Okay, so let’s keep going with one more question that means a lot to us: What is the story you hope people tell about you when you’re gone?
Wow…I’m instantly a little teary-eyed as I answer this question. It’s actually quite simple. I hope the story people tell is that I cared. That I cared about their hearts, their happiness, and their personal journeys of refinement and becoming. That I cared enough to carry the teachings forward.

Lineage is a powerful thing. The teachings of yoga were first passed down orally, from teacher to student, long before they were ever written. At its core, lineage survives because people care enough to transmit the message.

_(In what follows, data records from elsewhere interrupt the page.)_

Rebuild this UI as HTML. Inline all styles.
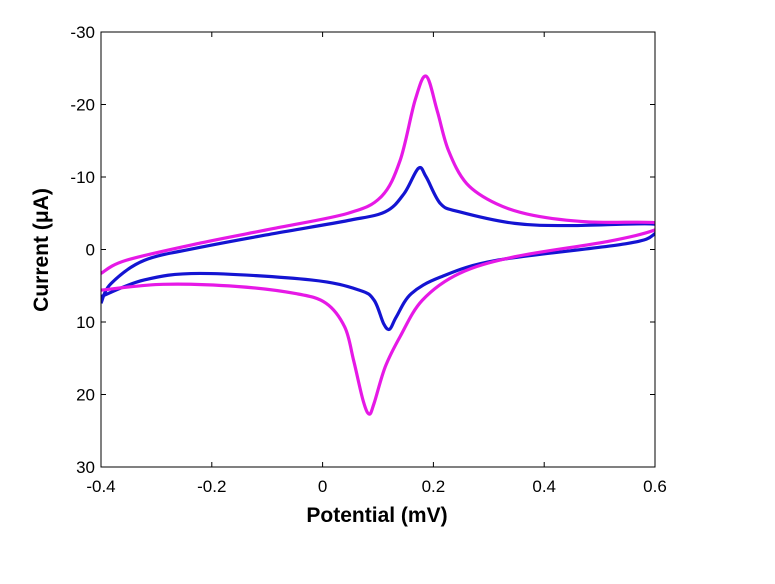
<!DOCTYPE html>
<html><head><meta charset="utf-8"><style>
body{margin:0;background:#fff;width:775px;height:579px;overflow:hidden}
svg text{font-family:"Liberation Sans",Arial,sans-serif;fill:#000}
</style></head><body>
<svg id="chart" width="775" height="579" xmlns="http://www.w3.org/2000/svg">
<defs><clipPath id="clip"><rect x="101" y="32" width="554" height="435"/></clipPath></defs>
<rect x="0" y="0" width="775" height="579" fill="#fff"/>
<g id="plot" clip-path="url(#clip)"></g>
<rect x="101" y="32" width="554" height="435" fill="none" stroke="#000" stroke-width="1"/>
<g id="axes"></g>
<text x="377" y="522" font-size="21" font-weight="bold" text-anchor="middle">Potential (mV)</text>
<text transform="translate(48,250) rotate(-90)" font-size="21" font-weight="bold" text-anchor="middle">Current (μA)</text>
</svg>
<script>
const xTicks=[-0.4,-0.2,0,0.2,0.4,0.6];
const xTickLabels=["-0.4","-0.2","0","0.2","0.4","0.6"];
const yTicks=[-30,-20,-10,0,10,20,30];
const yTickLabels=["-30","-20","-10","0","10","20","30"];
const magentaX=[-0.4,-0.355,-0.22,-0.088,0.046,0.106,0.14,0.167,0.187,0.207,0.227,0.26,0.314,0.381,0.481,0.6,0.6,0.514,0.347,0.247,0.18,0.14,0.113,0.093,0.084,0.073,0.056,0.04,0.006,-0.047,-0.154,-0.288,-0.4];
const magentaY=[3.3,1.5,-0.9,-2.9,-5.0,-7.3,-12.3,-20.6,-23.9,-19.1,-13.7,-9.1,-6.3,-4.7,-3.8,-3.7,-2.7,-1.1,1.0,3.3,7.0,12.0,16.2,21.2,22.7,20.8,15.3,10.7,7.4,6.1,5.1,4.8,5.6];
const blueX=[-0.4,-0.382,-0.322,-0.221,-0.088,0.046,0.113,0.147,0.173,0.187,0.213,0.247,0.347,0.447,0.6,0.6,0.548,0.314,0.213,0.16,0.133,0.121,0.11,0.093,0.066,-0.021,-0.221,-0.322,-0.4];
const blueY=[7.4,4.7,1.5,-0.3,-2.2,-4.0,-5.2,-7.7,-11.2,-10.0,-6.3,-5.2,-3.6,-3.3,-3.5,-2.2,-0.8,1.5,3.8,6.1,9.3,11.0,10.2,7.0,5.6,4.2,3.3,4.2,6.5];
const L=101,R=655,T=32,B=467;
const sx=v=>L+(v+0.4)/1.0*(R-L);
const sy=v=>T+(v+30)/60*(B-T);
const NS="http://www.w3.org/2000/svg";
const axes=document.getElementById('axes');
xTicks.forEach((t,i)=>{
  const x=sx(t);
  const l1=document.createElementNS(NS,'path');
  l1.setAttribute('d',`M${x},${B}V${B-5}M${x},${T}V${T+5}`);
  l1.setAttribute('stroke','#000');
  
  
  axes.appendChild(l1);
  const tx=document.createElementNS(NS,'text');
  tx.setAttribute('x',x);tx.setAttribute('y',B+25);
  tx.setAttribute('font-size','17');tx.setAttribute('text-anchor','middle');
  tx.textContent=xTickLabels[i];
  
  
  axes.appendChild(tx);
});
yTicks.forEach((t,i)=>{
  const y=sy(t);
  const l1=document.createElementNS(NS,'path');
  l1.setAttribute('d',`M${L},${y}H${L+5}M${R},${y}H${R-5}`);
  l1.setAttribute('stroke','#000');
  
  
  axes.appendChild(l1);
  const tx=document.createElementNS(NS,'text');
  tx.setAttribute('x',L-6);tx.setAttribute('y',y+6);
  tx.setAttribute('font-size','17');tx.setAttribute('text-anchor','end');
  tx.textContent=yTickLabels[i];
  
  
  axes.appendChild(tx);
});
function curve(xs,ys){
  const p=xs.map((x,i)=>[sx(x),sy(ys[i])]);
  let d=`M${p[0][0]},${p[0][1]}`;
  for(let i=0;i<p.length-1;i++){
    const p0=p[Math.max(0,i-1)],p1=p[i],p2=p[i+1],p3=p[Math.min(p.length-1,i+2)];
    const k=1/6;
    d+=`C${p1[0]+(p2[0]-p0[0])*k},${p1[1]+(p2[1]-p0[1])*k} ${p2[0]-(p3[0]-p1[0])*k},${p2[1]-(p3[1]-p1[1])*k} ${p2[0]},${p2[1]}`;
  }
  return d;
}
const plot=document.getElementById('plot');
const pb=document.createElementNS(NS,'path');
pb.setAttribute('d',curve(blueX,blueY));
pb.setAttribute('fill','none');pb.setAttribute('stroke','#1414d2');pb.setAttribute('stroke-width','3.2');pb.setAttribute('stroke-linejoin','round');


plot.appendChild(pb);
const pm=document.createElementNS(NS,'path');
pm.setAttribute('d',curve(magentaX,magentaY));
pm.setAttribute('fill','none');pm.setAttribute('stroke','#e619e6');pm.setAttribute('stroke-width','3.2');pm.setAttribute('stroke-linejoin','round');


plot.appendChild(pm);
</script>
</body></html>
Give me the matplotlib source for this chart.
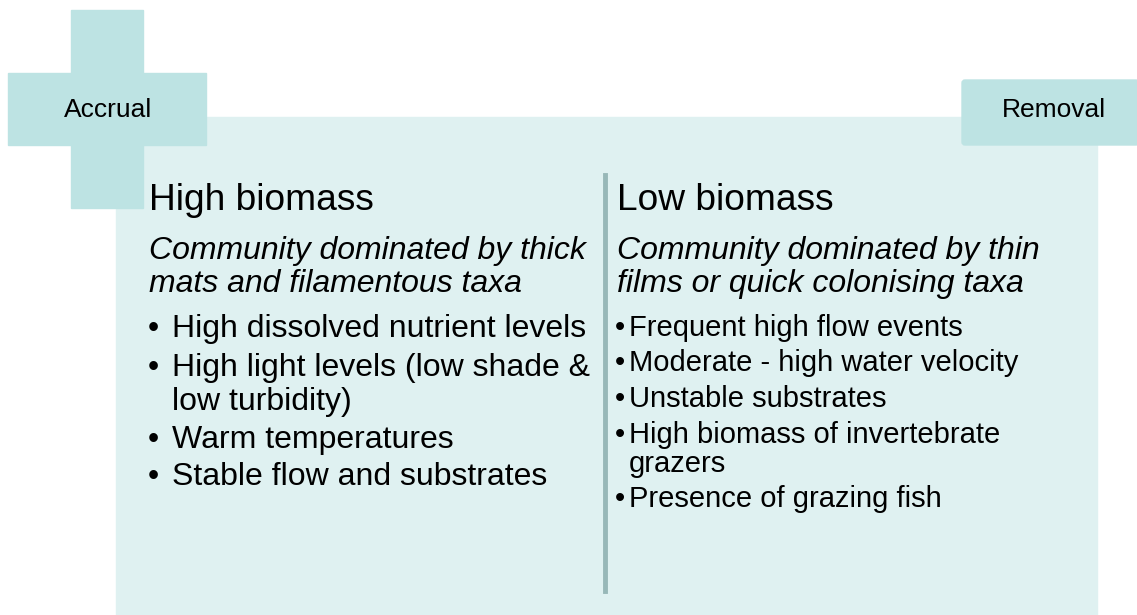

They care enough to bring the light in dark times. Because of this, we have all been held in the hearts of teachers who came long before us – teachers who never knew our names but knew that future generations would face dark times and would need a pathway back to hope, belonging, and healing.

Those of us who have felt the profound impact of the yogic path do whatever we must to keep that torch burning.

So when I’m gone, I hope people know how deeply I cared for my students. Truly, deeply. Not just as individuals I loved, but as reflections of myself. Through a true yogic lens, there is only one of us here. My students’ grief and struggle are not separate from mine; their journey mirrors the journey I’ve taken, and continue to walk, from darkness into light. That is why I keep showing up. Not for the pretty poses or the perfect handstand, but because we are healing. We are unfolding our potential, the very potential the world desperately needs from each of us.

And if people remember anything else about me, I hope they remember that everything I ever taught came straight from the depths of my heart and from my own experience. It was never about popularity, money or just sharing something I read in a book, but I can genuinely say it is because I know firsthand the journey from darkness to light and it is both my duty and honor to stand beside others as their walk this miraculous path of Yoga.